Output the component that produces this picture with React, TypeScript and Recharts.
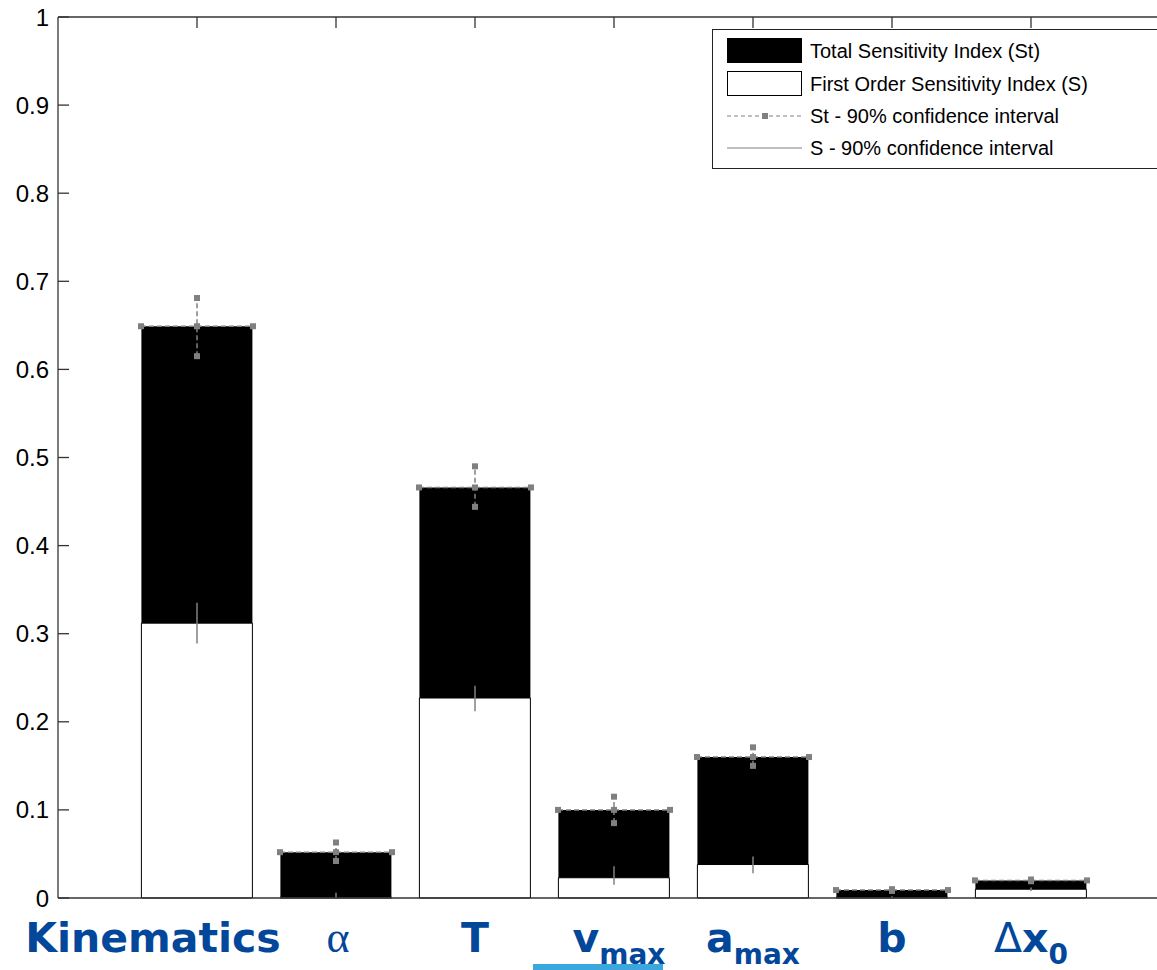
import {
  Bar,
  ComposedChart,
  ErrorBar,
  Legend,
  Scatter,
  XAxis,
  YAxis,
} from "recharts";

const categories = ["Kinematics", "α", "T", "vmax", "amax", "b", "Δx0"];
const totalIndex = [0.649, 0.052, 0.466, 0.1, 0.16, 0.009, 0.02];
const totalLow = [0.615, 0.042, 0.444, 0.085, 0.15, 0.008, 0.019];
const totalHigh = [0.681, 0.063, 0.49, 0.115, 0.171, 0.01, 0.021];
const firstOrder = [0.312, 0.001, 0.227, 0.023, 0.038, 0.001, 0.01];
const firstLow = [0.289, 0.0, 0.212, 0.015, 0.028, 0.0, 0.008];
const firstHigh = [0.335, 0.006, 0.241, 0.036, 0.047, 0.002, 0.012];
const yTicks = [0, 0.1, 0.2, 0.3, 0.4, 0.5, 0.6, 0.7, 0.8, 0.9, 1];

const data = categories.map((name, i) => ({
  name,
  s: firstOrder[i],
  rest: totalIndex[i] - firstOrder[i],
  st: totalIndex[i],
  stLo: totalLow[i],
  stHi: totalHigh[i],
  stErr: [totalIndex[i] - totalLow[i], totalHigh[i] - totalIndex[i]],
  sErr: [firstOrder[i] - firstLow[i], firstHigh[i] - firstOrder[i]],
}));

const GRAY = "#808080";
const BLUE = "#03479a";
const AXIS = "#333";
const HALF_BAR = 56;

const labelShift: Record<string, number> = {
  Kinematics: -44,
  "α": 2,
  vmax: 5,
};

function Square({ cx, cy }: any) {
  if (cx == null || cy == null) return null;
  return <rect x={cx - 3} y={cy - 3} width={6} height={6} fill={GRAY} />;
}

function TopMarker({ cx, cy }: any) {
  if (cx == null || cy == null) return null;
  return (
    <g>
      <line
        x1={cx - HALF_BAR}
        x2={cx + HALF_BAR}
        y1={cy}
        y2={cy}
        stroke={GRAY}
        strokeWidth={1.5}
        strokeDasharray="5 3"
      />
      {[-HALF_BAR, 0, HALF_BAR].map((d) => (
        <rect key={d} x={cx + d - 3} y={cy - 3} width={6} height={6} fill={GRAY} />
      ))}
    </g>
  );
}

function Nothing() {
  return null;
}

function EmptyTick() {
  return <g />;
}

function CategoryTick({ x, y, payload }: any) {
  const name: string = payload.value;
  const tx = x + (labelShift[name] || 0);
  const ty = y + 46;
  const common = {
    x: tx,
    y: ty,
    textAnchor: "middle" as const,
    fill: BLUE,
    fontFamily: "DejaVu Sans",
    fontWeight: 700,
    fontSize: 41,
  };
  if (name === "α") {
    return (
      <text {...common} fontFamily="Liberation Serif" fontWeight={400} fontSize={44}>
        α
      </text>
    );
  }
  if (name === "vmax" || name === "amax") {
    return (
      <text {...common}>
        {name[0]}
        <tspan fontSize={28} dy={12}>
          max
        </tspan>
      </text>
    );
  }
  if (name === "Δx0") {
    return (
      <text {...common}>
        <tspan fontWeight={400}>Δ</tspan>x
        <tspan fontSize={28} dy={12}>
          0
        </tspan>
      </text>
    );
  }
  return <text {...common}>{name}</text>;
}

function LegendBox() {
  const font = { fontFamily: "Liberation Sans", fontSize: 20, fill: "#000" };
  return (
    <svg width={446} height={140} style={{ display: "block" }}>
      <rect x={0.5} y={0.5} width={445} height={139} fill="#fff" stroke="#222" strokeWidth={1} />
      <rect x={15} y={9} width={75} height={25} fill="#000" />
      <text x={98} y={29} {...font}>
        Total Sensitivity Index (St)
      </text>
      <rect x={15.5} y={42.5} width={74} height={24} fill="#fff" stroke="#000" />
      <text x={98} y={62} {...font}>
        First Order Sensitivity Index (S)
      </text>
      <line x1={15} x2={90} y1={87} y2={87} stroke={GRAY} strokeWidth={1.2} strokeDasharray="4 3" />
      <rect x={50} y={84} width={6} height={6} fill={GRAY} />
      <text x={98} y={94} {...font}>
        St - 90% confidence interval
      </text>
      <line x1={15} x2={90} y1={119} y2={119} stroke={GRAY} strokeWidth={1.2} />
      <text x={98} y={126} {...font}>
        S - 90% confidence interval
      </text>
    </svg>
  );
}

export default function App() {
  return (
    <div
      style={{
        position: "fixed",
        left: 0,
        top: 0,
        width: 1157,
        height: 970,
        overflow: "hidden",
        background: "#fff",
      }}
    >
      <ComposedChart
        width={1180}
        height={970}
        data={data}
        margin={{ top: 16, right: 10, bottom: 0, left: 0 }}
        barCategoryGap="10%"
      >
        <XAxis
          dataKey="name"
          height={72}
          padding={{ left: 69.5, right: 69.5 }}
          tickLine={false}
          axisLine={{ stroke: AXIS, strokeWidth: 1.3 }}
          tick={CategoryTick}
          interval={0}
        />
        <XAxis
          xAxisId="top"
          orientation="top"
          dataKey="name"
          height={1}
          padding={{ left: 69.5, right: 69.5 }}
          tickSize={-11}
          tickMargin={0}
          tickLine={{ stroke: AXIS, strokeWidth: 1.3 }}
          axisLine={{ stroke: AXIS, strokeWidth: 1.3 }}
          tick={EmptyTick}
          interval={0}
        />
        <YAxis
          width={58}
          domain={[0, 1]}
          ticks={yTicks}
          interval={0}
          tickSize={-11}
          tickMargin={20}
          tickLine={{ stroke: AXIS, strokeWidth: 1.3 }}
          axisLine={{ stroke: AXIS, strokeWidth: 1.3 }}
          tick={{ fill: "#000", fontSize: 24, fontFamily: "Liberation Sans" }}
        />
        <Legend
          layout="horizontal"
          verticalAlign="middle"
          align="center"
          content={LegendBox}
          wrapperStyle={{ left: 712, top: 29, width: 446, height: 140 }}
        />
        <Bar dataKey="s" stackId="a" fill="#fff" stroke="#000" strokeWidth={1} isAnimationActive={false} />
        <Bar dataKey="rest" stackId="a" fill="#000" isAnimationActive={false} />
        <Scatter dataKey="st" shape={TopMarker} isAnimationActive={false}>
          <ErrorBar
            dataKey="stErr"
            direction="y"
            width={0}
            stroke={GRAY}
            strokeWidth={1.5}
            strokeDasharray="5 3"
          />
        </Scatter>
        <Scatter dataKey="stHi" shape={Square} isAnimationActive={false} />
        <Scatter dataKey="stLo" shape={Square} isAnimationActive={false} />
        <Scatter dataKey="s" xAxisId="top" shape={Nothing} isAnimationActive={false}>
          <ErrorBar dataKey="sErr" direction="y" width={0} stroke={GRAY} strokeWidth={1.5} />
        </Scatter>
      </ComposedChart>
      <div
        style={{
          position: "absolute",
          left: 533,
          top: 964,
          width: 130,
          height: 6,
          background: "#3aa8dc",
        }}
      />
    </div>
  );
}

- DIRECTIVE -
All of the lines above should be retyped precisely, apart from the pictures.

- SOLUTION TO THE PROBLEM -
Output the component that produces this picture with React, TypeScript and Recharts.
import {
  Bar,
  ComposedChart,
  ErrorBar,
  Legend,
  Scatter,
  XAxis,
  YAxis,
} from "recharts";

const categories = ["Kinematics", "α", "T", "vmax", "amax", "b", "Δx0"];
const totalIndex = [0.649, 0.052, 0.466, 0.1, 0.16, 0.009, 0.02];
const totalLow = [0.615, 0.042, 0.444, 0.085, 0.15, 0.008, 0.019];
const totalHigh = [0.681, 0.063, 0.49, 0.115, 0.171, 0.01, 0.021];
const firstOrder = [0.312, 0.001, 0.227, 0.023, 0.038, 0.001, 0.01];
const firstLow = [0.289, 0.0, 0.212, 0.015, 0.028, 0.0, 0.008];
const firstHigh = [0.335, 0.006, 0.241, 0.036, 0.047, 0.002, 0.012];
const yTicks = [0, 0.1, 0.2, 0.3, 0.4, 0.5, 0.6, 0.7, 0.8, 0.9, 1];

const data = categories.map((name, i) => ({
  name,
  s: firstOrder[i],
  rest: totalIndex[i] - firstOrder[i],
  st: totalIndex[i],
  stLo: totalLow[i],
  stHi: totalHigh[i],
  stErr: [totalIndex[i] - totalLow[i], totalHigh[i] - totalIndex[i]],
  sErr: [firstOrder[i] - firstLow[i], firstHigh[i] - firstOrder[i]],
}));

const GRAY = "#808080";
const BLUE = "#03479a";
const AXIS = "#333";
const HALF_BAR = 56;

const labelShift: Record<string, number> = {
  Kinematics: -44,
  "α": 2,
  vmax: 5,
};

function Square({ cx, cy }: any) {
  if (cx == null || cy == null) return null;
  return <rect x={cx - 3} y={cy - 3} width={6} height={6} fill={GRAY} />;
}

function TopMarker({ cx, cy }: any) {
  if (cx == null || cy == null) return null;
  return (
    <g>
      <line
        x1={cx - HALF_BAR}
        x2={cx + HALF_BAR}
        y1={cy}
        y2={cy}
        stroke={GRAY}
        strokeWidth={1.5}
        strokeDasharray="5 3"
      />
      {[-HALF_BAR, 0, HALF_BAR].map((d) => (
        <rect key={d} x={cx + d - 3} y={cy - 3} width={6} height={6} fill={GRAY} />
      ))}
    </g>
  );
}

function Nothing() {
  return null;
}

function EmptyTick() {
  return <g />;
}

function CategoryTick({ x, y, payload }: any) {
  const name: string = payload.value;
  const tx = x + (labelShift[name] || 0);
  const ty = y + 46;
  const common = {
    x: tx,
    y: ty,
    textAnchor: "middle" as const,
    fill: BLUE,
    fontFamily: "DejaVu Sans",
    fontWeight: 700,
    fontSize: 41,
  };
  if (name === "α") {
    return (
      <text {...common} fontFamily="Liberation Serif" fontWeight={400} fontSize={44}>
        α
      </text>
    );
  }
  if (name === "vmax" || name === "amax") {
    return (
      <text {...common}>
        {name[0]}
        <tspan fontSize={28} dy={12}>
          max
        </tspan>
      </text>
    );
  }
  if (name === "Δx0") {
    return (
      <text {...common}>
        <tspan fontWeight={400}>Δ</tspan>x
        <tspan fontSize={28} dy={12}>
          0
        </tspan>
      </text>
    );
  }
  return <text {...common}>{name}</text>;
}

function LegendBox() {
  const font = { fontFamily: "Liberation Sans", fontSize: 20, fill: "#000" };
  return (
    <svg width={446} height={140} style={{ display: "block" }}>
      <rect x={0.5} y={0.5} width={445} height={139} fill="#fff" stroke="#222" strokeWidth={1} />
      <rect x={15} y={9} width={75} height={25} fill="#000" />
      <text x={98} y={29} {...font}>
        Total Sensitivity Index (St)
      </text>
      <rect x={15.5} y={42.5} width={74} height={24} fill="#fff" stroke="#000" />
      <text x={98} y={62} {...font}>
        First Order Sensitivity Index (S)
      </text>
      <line x1={15} x2={90} y1={87} y2={87} stroke={GRAY} strokeWidth={1.2} strokeDasharray="4 3" />
      <rect x={50} y={84} width={6} height={6} fill={GRAY} />
      <text x={98} y={94} {...font}>
        St - 90% confidence interval
      </text>
      <line x1={15} x2={90} y1={119} y2={119} stroke={GRAY} strokeWidth={1.2} />
      <text x={98} y={126} {...font}>
        S - 90% confidence interval
      </text>
    </svg>
  );
}

export default function App() {
  return (
    <div
      style={{
        position: "fixed",
        left: 0,
        top: 0,
        width: 1157,
        height: 970,
        overflow: "hidden",
        background: "#fff",
      }}
    >
      <ComposedChart
        width={1180}
        height={970}
        data={data}
        margin={{ top: 16, right: 10, bottom: 0, left: 0 }}
        barCategoryGap="10%"
      >
        <XAxis
          dataKey="name"
          height={72}
          padding={{ left: 69.5, right: 69.5 }}
          tickLine={false}
          axisLine={{ stroke: AXIS, strokeWidth: 1.3 }}
          tick={CategoryTick}
          interval={0}
        />
        <XAxis
          xAxisId="top"
          orientation="top"
          dataKey="name"
          height={1}
          padding={{ left: 69.5, right: 69.5 }}
          tickSize={-11}
          tickMargin={0}
          tickLine={{ stroke: AXIS, strokeWidth: 1.3 }}
          axisLine={{ stroke: AXIS, strokeWidth: 1.3 }}
          tick={EmptyTick}
          interval={0}
        />
        <YAxis
          width={58}
          domain={[0, 1]}
          ticks={yTicks}
          interval={0}
          tickSize={-11}
          tickMargin={20}
          tickLine={{ stroke: AXIS, strokeWidth: 1.3 }}
          axisLine={{ stroke: AXIS, strokeWidth: 1.3 }}
          tick={{ fill: "#000", fontSize: 24, fontFamily: "Liberation Sans" }}
        />
        <Legend
          layout="horizontal"
          verticalAlign="middle"
          align="center"
          content={LegendBox}
          wrapperStyle={{ left: 712, top: 29, width: 446, height: 140 }}
        />
        <Bar dataKey="s" stackId="a" fill="#fff" stroke="#000" strokeWidth={1} isAnimationActive={false} />
        <Bar dataKey="rest" stackId="a" fill="#000" isAnimationActive={false} />
        <Scatter dataKey="st" shape={TopMarker} isAnimationActive={false}>
          <ErrorBar
            dataKey="stErr"
            direction="y"
            width={0}
            stroke={GRAY}
            strokeWidth={1.5}
            strokeDasharray="5 3"
          />
        </Scatter>
        <Scatter dataKey="stHi" shape={Square} isAnimationActive={false} />
        <Scatter dataKey="stLo" shape={Square} isAnimationActive={false} />
        <Scatter dataKey="s" xAxisId="top" shape={Nothing} isAnimationActive={false}>
          <ErrorBar dataKey="sErr" direction="y" width={0} stroke={GRAY} strokeWidth={1.5} />
        </Scatter>
      </ComposedChart>
      <div
        style={{
          position: "absolute",
          left: 533,
          top: 964,
          width: 130,
          height: 6,
          background: "#3aa8dc",
        }}
      />
    </div>
  );
}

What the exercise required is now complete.